What you should do: Your task is to copy the listing exactly. Drop any pictures from the copy.

Information provided:
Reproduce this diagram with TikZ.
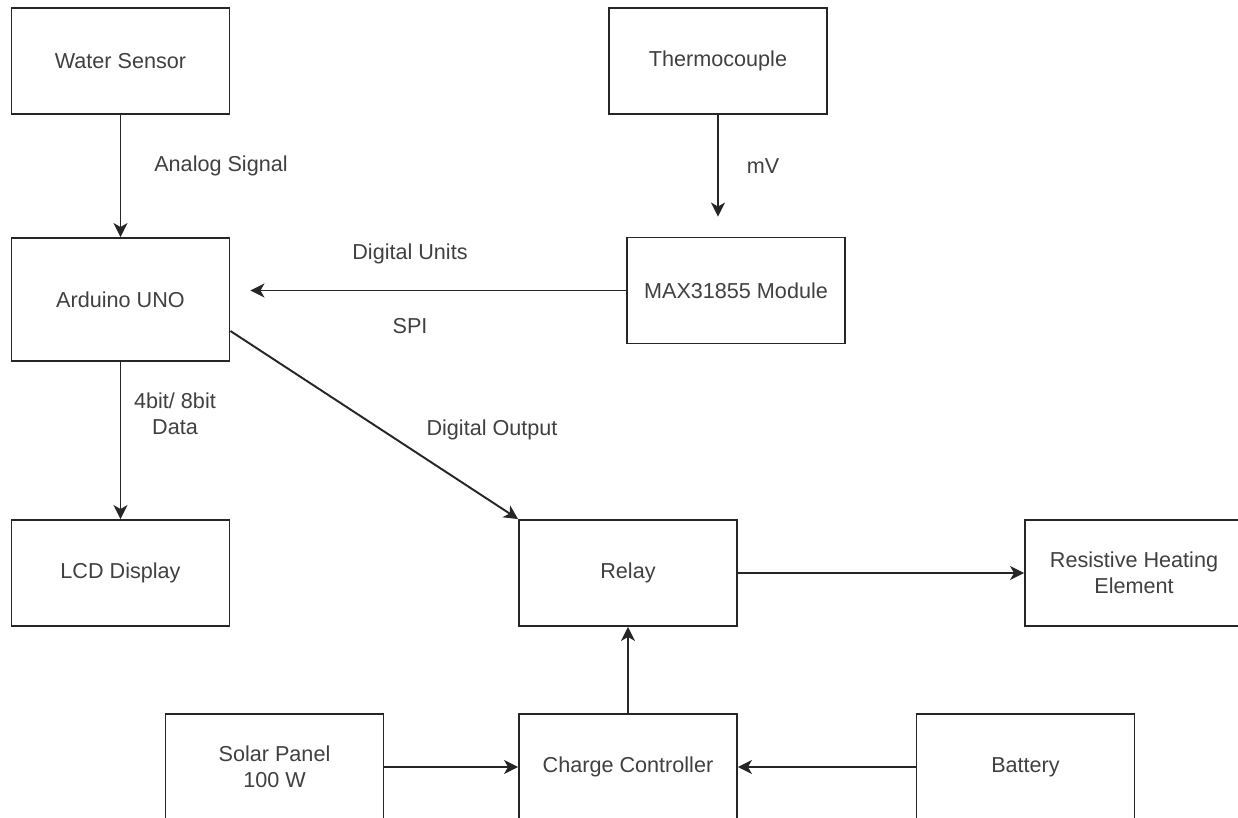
\documentclass[tikz,border=0pt]{standalone}
\usepackage{fontspec}
\setmainfont{Liberation Sans}
\usetikzlibrary{arrows.meta}

\begin{document}
\begin{tikzpicture}[x=0.02cm,y=-0.02cm]
\colorlet{ink}{black!85}
\tikzset{blk/.style={draw=ink,line width=1.1pt,minimum width=4.36cm,minimum height=2.12cm,align=center,inner sep=0pt,
                     text=black!75,font=\fontsize{12.3}{14.8}\selectfont},
         lbl/.style={text=black!75,font=\fontsize{12.3}{14.8}\selectfont,align=center,inner sep=0pt},
         flow/.style={draw=ink,line width=1.1pt,-{Stealth[length=0.28cm,width=0.28cm,inset=0.08cm]}}}

\useasboundingbox (0,0) rectangle (1238,818);
\clip (0,0) rectangle (1238,818);

% the blocks: name / centre x / centre y / text
\foreach \n/\x/\y/\t in {water/120.5/61/{Water Sensor}, thermo/718/61/Thermocouple,
                         max/736/290.5/{MAX31855 Module}, lcd/120.5/573/{LCD Display},
                         relay/628/573/Relay, heater/1134/573/{Resistive Heating\\Element},
                         solar/274.5/767/{Solar Panel\\100 W}, charge/628/767/{Charge Controller},
                         battery/1025.5/767/Battery}
    \node[blk] (\n) at (\x,\y) {\t};
\node[blk,minimum height=2.46cm] (uno) at (120.5,299.5) {Arduino UNO};

% signal paths
\draw[flow] (water) -- (uno);
\draw[flow,shorten >=0.4cm] (thermo.south) -- (thermo.south |- max.north);
\draw[flow,shorten >=0.4cm] (max.west) -- (max.west -| uno.east);
\draw[flow] (uno) -- (lcd);
\draw[flow] (uno.-16) -- (relay.north west);
\draw[flow] (relay) -- (heater);

% power side
\draw[flow] (charge) -- (relay);
\draw[flow] (solar) -- (charge);
\draw[flow] (battery) -- (charge);

% labels on the connectors
\node[lbl] (analog) at (221,166) {Analog Signal};
\node[lbl] (mv) at (763,166) {mV};
\node[lbl] (units) at (410,254) {Digital Units};
\node[lbl] (spi) at (410,326) {SPI};
\node[lbl] (bits) at (175,414) {4bit/ 8bit\\Data};
\node[lbl] (dout) at (492,430) {Digital Output};
\end{tikzpicture}
\end{document}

The result:
Reproduce this diagram with TikZ.
\documentclass[tikz,border=0pt]{standalone}
\usepackage{fontspec}
\setmainfont{Liberation Sans}
\usetikzlibrary{arrows.meta}

\begin{document}
\begin{tikzpicture}[x=0.02cm,y=-0.02cm]
\colorlet{ink}{black!85}
\tikzset{blk/.style={draw=ink,line width=1.1pt,minimum width=4.36cm,minimum height=2.12cm,align=center,inner sep=0pt,
                     text=black!75,font=\fontsize{12.3}{14.8}\selectfont},
         lbl/.style={text=black!75,font=\fontsize{12.3}{14.8}\selectfont,align=center,inner sep=0pt},
         flow/.style={draw=ink,line width=1.1pt,-{Stealth[length=0.28cm,width=0.28cm,inset=0.08cm]}}}

\useasboundingbox (0,0) rectangle (1238,818);
\clip (0,0) rectangle (1238,818);

% the blocks: name / centre x / centre y / text
\foreach \n/\x/\y/\t in {water/120.5/61/{Water Sensor}, thermo/718/61/Thermocouple,
                         max/736/290.5/{MAX31855 Module}, lcd/120.5/573/{LCD Display},
                         relay/628/573/Relay, heater/1134/573/{Resistive Heating\\Element},
                         solar/274.5/767/{Solar Panel\\100 W}, charge/628/767/{Charge Controller},
                         battery/1025.5/767/Battery}
    \node[blk] (\n) at (\x,\y) {\t};
\node[blk,minimum height=2.46cm] (uno) at (120.5,299.5) {Arduino UNO};

% signal paths
\draw[flow] (water) -- (uno);
\draw[flow,shorten >=0.4cm] (thermo.south) -- (thermo.south |- max.north);
\draw[flow,shorten >=0.4cm] (max.west) -- (max.west -| uno.east);
\draw[flow] (uno) -- (lcd);
\draw[flow] (uno.-16) -- (relay.north west);
\draw[flow] (relay) -- (heater);

% power side
\draw[flow] (charge) -- (relay);
\draw[flow] (solar) -- (charge);
\draw[flow] (battery) -- (charge);

% labels on the connectors
\node[lbl] (analog) at (221,166) {Analog Signal};
\node[lbl] (mv) at (763,166) {mV};
\node[lbl] (units) at (410,254) {Digital Units};
\node[lbl] (spi) at (410,326) {SPI};
\node[lbl] (bits) at (175,414) {4bit/ 8bit\\Data};
\node[lbl] (dout) at (492,430) {Digital Output};
\end{tikzpicture}
\end{document}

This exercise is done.